Journalists, immigrants, taxpayers, and other people whose materials are searched gain stronger protections: searches generally require a warrant with disclosed factual basis, courts must weigh First Amendment concerns, unlawfully seized materials can be suppressed, and courts can order return/destruction or limits on use.
Customers, subscribers, and organizations with remotely stored data are more able to assert legal protections: the bill recognizes that users 'possess' their cloud-stored materials, making it easier to challenge searches and seek remedies.
People subject to improper searches and government entities seeking correct application of the law gain clearer remedies and incentives for compliance: expanded suppression motions across federal, state, and local proceedings and treating suppressed materials as obtained in violation increase accountability for unlawful searches.

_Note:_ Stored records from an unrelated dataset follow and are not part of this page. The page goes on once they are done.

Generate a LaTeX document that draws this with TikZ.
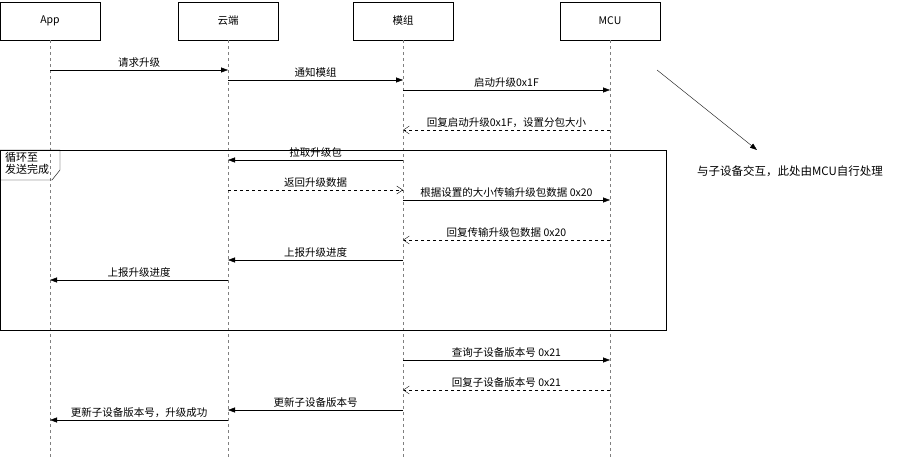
\documentclass[tikz,border=0pt]{standalone}
\usepackage{fontspec}
\setmainfont{Noto Sans CJK SC}
\usetikzlibrary{arrows.meta}
\begin{document}
\begin{tikzpicture}[x=1pt,y=-1pt,font=\fontsize{10.5}{12}\selectfont,
  part/.style={draw,minimum width=100pt,minimum height=38pt,inner sep=0pt},
  life/.style={draw,dashed,gray},
  msg/.style={-{Triangle[length=7pt,width=5pt]}},
  ret/.style={dashed,-{Straight Barb[length=6pt,width=8pt]}},
  lab/.style={above,inner sep=2pt}]
\useasboundingbox (0,0) rectangle (897,462);
\node[part] (app) at (50,21) {App};
\node[part] (cloud) at (228,21) {云端};
\node[part] (mod) at (403,21) {模组};
\node[part] (mcu) at (610,21) {MCU};
\foreach \n/\x in {app/50,cloud/228,mod/403,mcu/610}{
  \coordinate (\n e) at (\x,460);
  \draw[life] (\n.south) -- (\n e);}
% loop frame
\node[draw,minimum width=666pt,minimum height=180pt,anchor=north west,inner sep=0pt] (frame) at (0,150) {};
\draw (0,150) -- (60,150) -- (60,170) -- (52,180) -- (0,180);
\node[align=left,anchor=north west,inner sep=1pt,font=\fontsize{11}{12}\selectfont] (loop) at (4,151) {循环至\\发送完成};
\newcommand\mymsg[5]{%
  \coordinate (s) at (#2,#4); \coordinate (t) at (#3,#4);
  \draw[#1] (s) -- node[lab] {#5} (t);}
\mymsg{msg}{50}{228}{70}{请求升级}
\mymsg{msg}{228}{403}{80}{通知模组}
\mymsg{msg}{403}{610}{90}{启动升级0x1F}
\mymsg{ret}{610}{403}{130}{回复启动升级0x1F，设置分包大小}
\mymsg{msg}{403}{228}{160}{拉取升级包}
\mymsg{ret}{228}{403}{190}{返回升级数据}
\mymsg{msg}{403}{610}{200}{根据设置的大小传输升级包数据 0x20}
\mymsg{ret}{610}{403}{240}{回复传输升级包数据 0x20}
\mymsg{msg}{403}{228}{260}{上报升级进度}
\mymsg{msg}{228}{50}{280}{上报升级进度}
\mymsg{msg}{403}{610}{360}{查询子设备版本号 0x21}
\mymsg{ret}{610}{403}{390}{回复子设备版本号 0x21}
\mymsg{msg}{403}{228}{410}{更新子设备版本号}
\mymsg{msg}{228}{50}{420}{更新子设备版本号，升级成功}
\coordinate (a1) at (657,70);
\node[font=\fontsize{11.5}{13}\selectfont] (note) at (790,171) {与子设备交互，此处由MCU自行处理};
\draw[msg] (a1) -- (757,150);
\end{tikzpicture}
\end{document}
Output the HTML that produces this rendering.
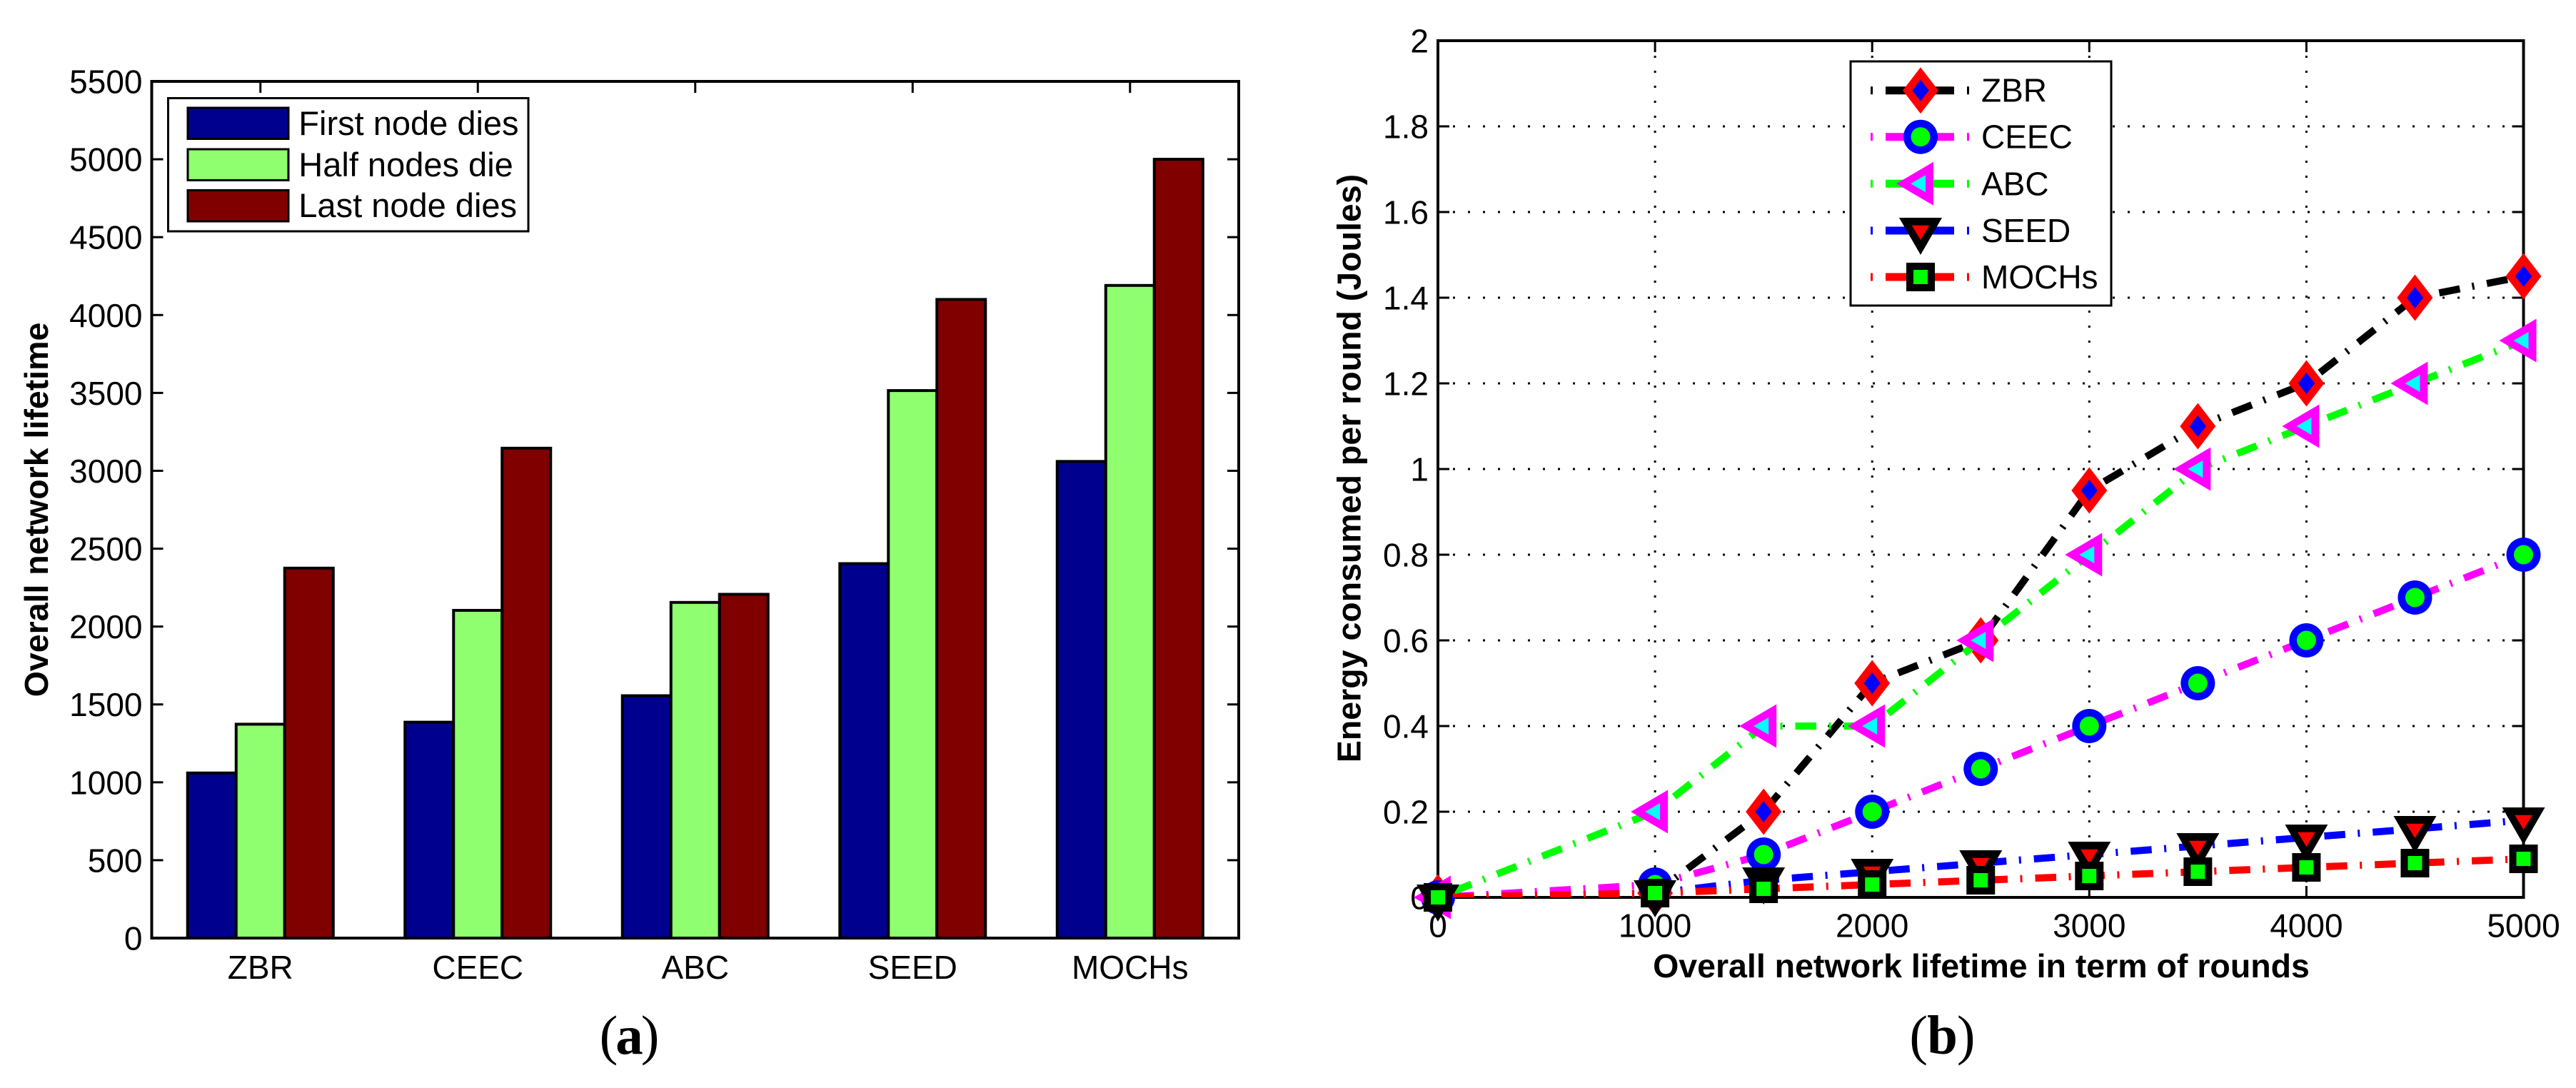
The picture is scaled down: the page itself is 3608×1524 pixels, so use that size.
<!DOCTYPE html>
<html lang="en">
<head>
<meta charset="utf-8">
<title>Network lifetime and energy consumption charts</title>
<style>
html,body{margin:0;padding:0;background:#fff;}
svg{display:block;}
text{font-family:"Liberation Sans",sans-serif;fill:#000;}
.tick{font-size:46px;}
.legend-a{font-size:47px;}
.title{font-size:46.5px;font-weight:bold;}
.cap{font-family:"Liberation Serif",serif;font-size:77px;}
</style>
</head>
<body>
<svg id="figure" xmlns="http://www.w3.org/2000/svg" width="3608" height="1524" viewBox="0 0 3608 1524">
  <defs>
    <clipPath id="plot-clip"><rect x="2014" y="57" width="1520.5" height="1200"/></clipPath>
  </defs>
  <rect x="0" y="0" width="3608" height="1524" fill="#fff"/>
  <g id="chart-a"></g>
  <g id="chart-b"></g>
  <text class="title" transform="translate(67,714) rotate(-90)" text-anchor="middle">Overall network lifetime</text>
  <text class="title" transform="translate(1905.5,656) rotate(-90)" text-anchor="middle">Energy consumed per round (Joules)</text>
  <text class="title" x="2775" y="1369" text-anchor="middle">Overall network lifetime in term of rounds</text>
  <text class="cap" x="880" y="1476" text-anchor="middle" letter-spacing="-3">(<tspan font-weight="bold">a</tspan>)</text>
  <text class="cap" x="2720" y="1476" text-anchor="middle" letter-spacing="-1">(<tspan font-weight="bold">b</tspan>)</text>
</svg>
<script>
/* ---------- bar chart data ---------- */
const barCategories = ['ZBR', 'CEEC', 'ABC', 'SEED', 'MOCHs'];
const barSeriesNames = ['First node dies', 'Half nodes die', 'Last node dies'];
const firstNodeDies = [1060, 1386, 1556, 2404, 3060];
const halfNodesDie = [1373, 2104, 2155, 3515, 4190];
const lastNodeDies = [2375, 3145, 2207, 4100, 5000];
const barYTicks = [0, 500, 1000, 1500, 2000, 2500, 3000, 3500, 4000, 4500, 5000, 5500];

/* ---------- line chart data ---------- */
const rounds = [0, 1000, 1500, 2000, 2500, 3000, 3500, 4000, 4500, 5000];
const lineSeriesNames = ['ZBR', 'CEEC', 'ABC', 'SEED', 'MOCHs'];
const zbrEnergy = [0, 0.01, 0.2, 0.5, 0.6, 0.95, 1.1, 1.2, 1.4, 1.45];
const ceecEnergy = [0, 0.03, 0.1, 0.2, 0.3, 0.4, 0.5, 0.6, 0.7, 0.8];
const abcEnergy = [0, 0.2, 0.4, 0.4, 0.6, 0.8, 1, 1.1, 1.2, 1.3];
const seedEnergy = [0, 0.01, 0.04, 0.06, 0.08, 0.1, 0.12, 0.14, 0.16, 0.18];
const mochsEnergy = [0, 0.01, 0.02, 0.03, 0.04, 0.05, 0.06, 0.07, 0.08, 0.09];
const lineXTicks = [0, 1000, 2000, 3000, 4000, 5000];
const lineYTicks = [0, 0.2, 0.4, 0.6, 0.8, 1, 1.2, 1.4, 1.6, 1.8, 2];

const NS = 'http://www.w3.org/2000/svg';
function mk(parent, tag, attrs, txt) {
  const el = document.createElementNS(NS, tag);
  for (const k in attrs) el.setAttribute(k, attrs[k]);
  if (txt !== undefined) el.textContent = txt;
  parent.appendChild(el);
  return el;
}
function named(el, name) {
  
  
  return el;
}
function slug(s) { return String(s).toLowerCase().replace(/[^a-z0-9]+/g, '-'); }
function axisLine(g, x1, y1, x2, y2, name) {
  return named(mk(g, 'line', {x1, y1, x2, y2, stroke: '#000', 'stroke-width': 3}), name);
}

/* ---------- bar chart ---------- */
(function () {
  const g = document.getElementById('chart-a');
  const L = 212.5, R = 1735, T = 114, B = 1314, TL = 16;
  const barY = v => B - v * (B - T) / 5500;
  const catX = i => L + (i + 0.5) * (R - L) / barCategories.length;
  const barW = 68;
  const values = [firstNodeDies, halfNodesDie, lastNodeDies];
  const colors = ['#00008f', '#8fff70', '#800000'];

  barYTicks.forEach(v => {
    axisLine(g, L, barY(v), L + TL, barY(v), 'y-tick-left-' + v);
    axisLine(g, R, barY(v), R - TL, barY(v), 'y-tick-right-' + v);
    named(mk(g, 'text', {class: 'tick', x: 199.5, y: barY(v) + 16.5, 'text-anchor': 'end'}, v), 'y-tick-label-' + v);
  });
  barCategories.forEach((c, i) => {
    axisLine(g, catX(i), T, catX(i), T + TL, 'x-tick-top-' + slug(c));
    named(mk(g, 'text', {class: 'tick', x: catX(i), y: 1371, 'text-anchor': 'middle'}, c), 'x-tick-label-' + slug(c));
    values.forEach((arr, s) => {
      const y = barY(arr[i]);
      const bar = mk(g, 'rect', {
        x: catX(i) + (s - 1.5) * barW, y: y, width: barW, height: B - y,
        fill: colors[s], stroke: '#000', 'stroke-width': 4
      });
      named(bar, 'bar-' + slug(c) + '-' + slug(barSeriesNames[s]));
    });
  });
  named(mk(g, 'rect', {x: L, y: T, width: R - L, height: B - T, fill: 'none', stroke: '#000', 'stroke-width': 4}), 'plot-frame');

  const lg = named(mk(g, 'g', {}), 'legend');
  mk(lg, 'rect', {x: 235.5, y: 137.5, width: 504.5, height: 186.5, fill: '#fff', stroke: '#000', 'stroke-width': 3});
  const legendSwatchTop = [151, 209, 266.5];
  const legendBaseline = [189, 247, 304];
  barSeriesNames.forEach((n, s) => {
    named(mk(lg, 'rect', {x: 263, y: legendSwatchTop[s], width: 141, height: 43.5, fill: colors[s], stroke: '#000', 'stroke-width': 3}), 'legend-swatch-' + slug(n));
    named(mk(lg, 'text', {class: 'legend-a', x: 418.3, y: legendBaseline[s]}, n), 'legend-label-' + slug(n));
  });
})();

/* ---------- line chart ---------- */
(function () {
  const g = document.getElementById('chart-b');
  const L = 2014, R = 3534.5, T = 57, B = 1257, TL = 16;
  const sx = v => L + v * (R - L) / 5000;
  const sy = v => B - v * (B - T) / 2;
  const series = [zbrEnergy, ceecEnergy, abcEnergy, seedEnergy, mochsEnergy];
  const lineColors = ['#000', '#f0f', '#0f0', '#00f', '#f00'];
  const DASH = '3 18 29.5 17.5';

  function marker(p, i, x, y) {
    const poly = (pts, fill) => mk(p, 'polygon', {
      points: pts.map(q => (x + q[0]) + ',' + (y + q[1])).join(' '), fill: fill
    });
    if (i === 0) {
      poly([[0, -32.5], [25, 0], [0, 32.5], [-25, 0]], '#f00');
      poly([[0, -15], [11.7, 0], [0, 15], [-11.7, 0]], '#00f');
    } else if (i === 1) {
      mk(p, 'circle', {cx: x, cy: y, r: 24, fill: '#00f'});
      mk(p, 'circle', {cx: x, cy: y, r: 13.5, fill: '#0f0'});
    } else if (i === 2) {
      poly([[-34, 0], [18, -30.5], [18, 30.5]], '#f0f');
      poly([[-14, 0], [7, -12], [7, 12]], '#0ff');
    } else if (i === 3) {
      poly([[-30, -18], [30, -18], [0, 34]], '#000');
      poly([[-12.3, -7.3], [12.3, -7.3], [0, 13]], '#f00');
    } else {
      poly([[-20, -20], [20, -20], [20, 20], [-20, 20]], '#000');
      poly([[-10, -10], [10, -10], [10, 10], [-10, 10]], '#0f0');
    }
  }

  lineYTicks.forEach(v => {
    if (v > 0 && v < 2) {
      named(mk(g, 'line', {x1: L, y1: sy(v), x2: R, y2: sy(v), stroke: '#000', 'stroke-width': 3, 'stroke-dasharray': '3 18'}), 'grid-horizontal-' + v);
    }
    axisLine(g, L, sy(v), L + TL, sy(v), 'y-tick-left-' + v);
    axisLine(g, R, sy(v), R - TL, sy(v), 'y-tick-right-' + v);
    named(mk(g, 'text', {class: 'tick', x: 2001, y: sy(v) + 16.5, 'text-anchor': 'end'}, v), 'y-tick-label-' + v);
  });
  lineXTicks.forEach(v => {
    if (v > 0 && v < 5000) {
      named(mk(g, 'line', {x1: sx(v), y1: T, x2: sx(v), y2: B, stroke: '#000', 'stroke-width': 3, 'stroke-dasharray': '3 18'}), 'grid-vertical-' + v);
    }
    axisLine(g, sx(v), T, sx(v), T + TL, 'x-tick-top-' + v);
    axisLine(g, sx(v), B, sx(v), B - TL, 'x-tick-bottom-' + v);
    named(mk(g, 'text', {class: 'tick', x: sx(v), y: 1312.5, 'text-anchor': 'middle'}, v), 'x-tick-label-' + v);
  });
  named(mk(g, 'rect', {x: L, y: T, width: R - L, height: B - T, fill: 'none', stroke: '#000', 'stroke-width': 4}), 'plot-frame');

  series.forEach((vals, i) => {
    const name = slug(lineSeriesNames[i]);
    const sg = named(mk(g, 'g', {}), 'series-' + name);
    const pts = vals.map((v, k) => sx(rounds[k]) + ',' + sy(v)).join(' ');
    named(mk(sg, 'polyline', {
      points: pts, fill: 'none', stroke: lineColors[i], 'stroke-width': 10,
      'stroke-dasharray': DASH, 'clip-path': 'url(#plot-clip)'
    }), 'line-' + name);
    vals.forEach((v, k) => {
      const mg = named(mk(sg, 'g', {}), 'marker-' + name + '-' + rounds[k]);
      marker(mg, i, sx(rounds[k]), sy(v));
    });
  });

  const lg = named(mk(g, 'g', {}), 'legend');
  mk(lg, 'rect', {x: 2592, y: 86, width: 365, height: 342, fill: '#fff', stroke: '#000', 'stroke-width': 3});
  const rowY = [126.7, 191.7, 257.3, 323, 388];
  lineSeriesNames.forEach((n, i) => {
    const y = rowY[i];
    const row = named(mk(lg, 'g', {}), 'legend-entry-' + slug(n));
    mk(row, 'line', {x1: 2620, y1: y, x2: 2623, y2: y, stroke: lineColors[i], 'stroke-width': 11});
    mk(row, 'line', {x1: 2641, y1: y, x2: 2737, y2: y, stroke: lineColors[i], 'stroke-width': 11});
    mk(row, 'line', {x1: 2755, y1: y, x2: 2758, y2: y, stroke: lineColors[i], 'stroke-width': 11});
    marker(row, i, 2690, y);
    named(mk(row, 'text', {class: 'tick', x: 2775, y: y + 16}, n), 'legend-label-' + slug(n));
  });
})();
</script>
</body>
</html>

Law enforcement and prosecutors may face reduced investigative effectiveness: prohibiting or limiting the use of seized materials, requiring more detailed disclosures (including named targets), and stronger warrant standards can hinder criminal and national security investigations.
Taxpayers and service providers may incur higher litigation and compliance costs: broader suppression rights, expanded challenges to searches (including cloud-possession claims), and changed procedures are likely to increase litigation and force providers to change records/response practices.
Government investigations may be delayed or burdened by new procedures: additional warrant requirements, disclosure obligations, and post-search judicial review create procedural steps that can slow time-sensitive inquiries.
Based on analysis of 5 sections of legislative text.
Bars use of unlawfully obtained covered materials, adds strict warrant and disclosure rules, a 48-hour exigent-review process, and clarifies cloud possession by account holders.
Introduced March 26, 2026 by Ronald Lee Wyden · Last progress March 26, 2026
Creates stronger limits on government searches and seizures of "covered materials" (materials protected by the Privacy Protection Act) by barring use of unlawfully obtained materials and by imposing new warrant, disclosure, and court-review procedures. Establishes an emergency process for truly urgent searches with a 48-hour judicial review and gives courts power to order return or destruction of improperly seized materials. Adds a clear rule that customers or subscribers are treated as possessing their data when it’s stored on electronic or remote computing services, and makes technical renumbering changes to the existing Privacy Protection Act text.